▶ [Exercise]: Copy each line below in which the string "chart" occurs.

▶ [Supplied records]:
===
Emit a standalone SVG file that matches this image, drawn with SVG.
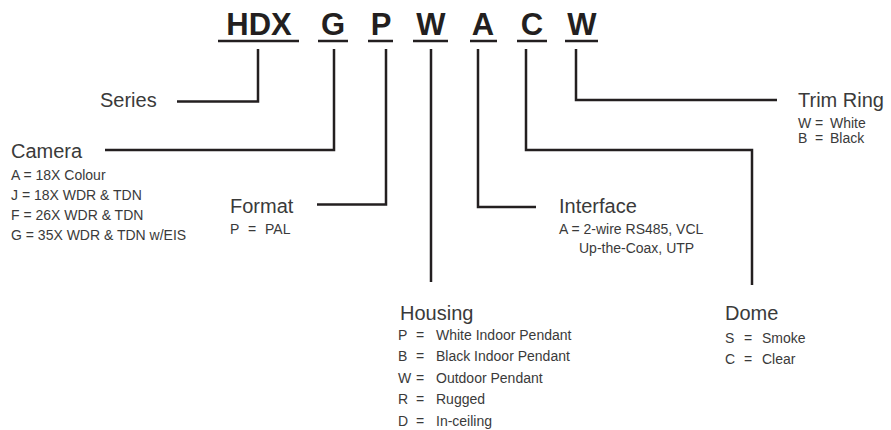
===
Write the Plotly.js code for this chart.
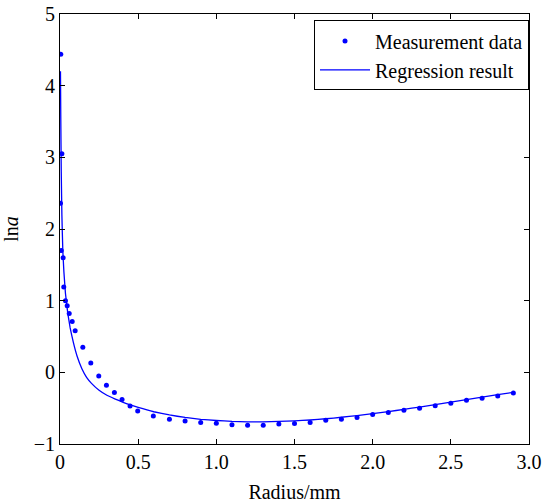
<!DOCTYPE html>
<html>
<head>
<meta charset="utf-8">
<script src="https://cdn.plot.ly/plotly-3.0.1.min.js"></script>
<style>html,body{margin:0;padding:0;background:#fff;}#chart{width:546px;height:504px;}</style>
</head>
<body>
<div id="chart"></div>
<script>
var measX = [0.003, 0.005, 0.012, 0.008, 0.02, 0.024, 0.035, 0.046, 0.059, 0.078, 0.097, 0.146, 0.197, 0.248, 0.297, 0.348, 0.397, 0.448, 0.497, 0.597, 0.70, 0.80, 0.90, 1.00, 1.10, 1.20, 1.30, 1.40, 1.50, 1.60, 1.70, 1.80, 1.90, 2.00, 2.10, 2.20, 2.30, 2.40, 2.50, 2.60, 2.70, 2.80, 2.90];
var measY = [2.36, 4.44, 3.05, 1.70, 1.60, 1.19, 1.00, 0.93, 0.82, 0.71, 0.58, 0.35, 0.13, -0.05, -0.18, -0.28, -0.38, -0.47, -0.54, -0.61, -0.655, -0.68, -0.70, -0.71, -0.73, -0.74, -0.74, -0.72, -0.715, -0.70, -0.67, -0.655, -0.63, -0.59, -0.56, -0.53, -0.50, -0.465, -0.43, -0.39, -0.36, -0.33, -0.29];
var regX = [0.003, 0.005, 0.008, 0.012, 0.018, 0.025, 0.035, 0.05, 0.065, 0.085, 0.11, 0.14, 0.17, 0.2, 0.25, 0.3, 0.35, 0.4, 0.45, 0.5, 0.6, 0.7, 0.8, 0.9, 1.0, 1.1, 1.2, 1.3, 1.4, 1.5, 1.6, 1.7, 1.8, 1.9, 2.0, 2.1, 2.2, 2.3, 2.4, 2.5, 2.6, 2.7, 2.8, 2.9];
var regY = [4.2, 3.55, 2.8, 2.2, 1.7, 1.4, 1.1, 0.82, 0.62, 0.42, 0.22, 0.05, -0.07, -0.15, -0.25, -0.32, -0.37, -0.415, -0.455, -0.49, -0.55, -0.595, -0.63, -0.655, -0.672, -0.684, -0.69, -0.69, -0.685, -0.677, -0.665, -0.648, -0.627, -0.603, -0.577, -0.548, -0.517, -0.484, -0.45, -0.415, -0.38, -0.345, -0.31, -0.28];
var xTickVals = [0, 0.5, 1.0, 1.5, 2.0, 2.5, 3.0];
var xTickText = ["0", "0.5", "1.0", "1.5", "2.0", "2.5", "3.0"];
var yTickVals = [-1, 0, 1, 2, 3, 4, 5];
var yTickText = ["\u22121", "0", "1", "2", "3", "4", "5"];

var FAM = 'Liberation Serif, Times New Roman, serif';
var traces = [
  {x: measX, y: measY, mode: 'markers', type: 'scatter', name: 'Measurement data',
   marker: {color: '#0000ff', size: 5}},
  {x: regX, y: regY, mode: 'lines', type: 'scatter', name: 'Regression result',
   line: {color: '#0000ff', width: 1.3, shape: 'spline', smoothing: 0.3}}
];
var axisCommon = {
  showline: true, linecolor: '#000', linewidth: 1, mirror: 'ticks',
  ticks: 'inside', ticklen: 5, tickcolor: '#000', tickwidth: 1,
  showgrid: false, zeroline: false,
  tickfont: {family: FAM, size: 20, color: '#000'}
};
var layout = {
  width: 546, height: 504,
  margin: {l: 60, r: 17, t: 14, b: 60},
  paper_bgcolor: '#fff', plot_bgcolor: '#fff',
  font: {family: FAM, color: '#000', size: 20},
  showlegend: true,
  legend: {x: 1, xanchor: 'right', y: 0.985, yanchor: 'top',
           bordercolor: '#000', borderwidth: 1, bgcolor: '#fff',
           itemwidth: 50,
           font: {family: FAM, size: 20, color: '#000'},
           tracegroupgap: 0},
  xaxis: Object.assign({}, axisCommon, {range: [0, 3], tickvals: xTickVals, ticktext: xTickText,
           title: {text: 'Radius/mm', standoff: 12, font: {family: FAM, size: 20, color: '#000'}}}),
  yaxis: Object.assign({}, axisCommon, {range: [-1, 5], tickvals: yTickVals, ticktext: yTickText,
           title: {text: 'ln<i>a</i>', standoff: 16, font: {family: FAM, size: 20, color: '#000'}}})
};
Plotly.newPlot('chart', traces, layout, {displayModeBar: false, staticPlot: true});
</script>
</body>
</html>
===
▶ [Solved exercise]:
Write the Plotly.js code for this chart.
<style>html,body{margin:0;padding:0;background:#fff;}#chart{width:546px;height:504px;}</style>
<div id="chart"></div>
Plotly.newPlot('chart', traces, layout, {displayModeBar: false, staticPlot: true});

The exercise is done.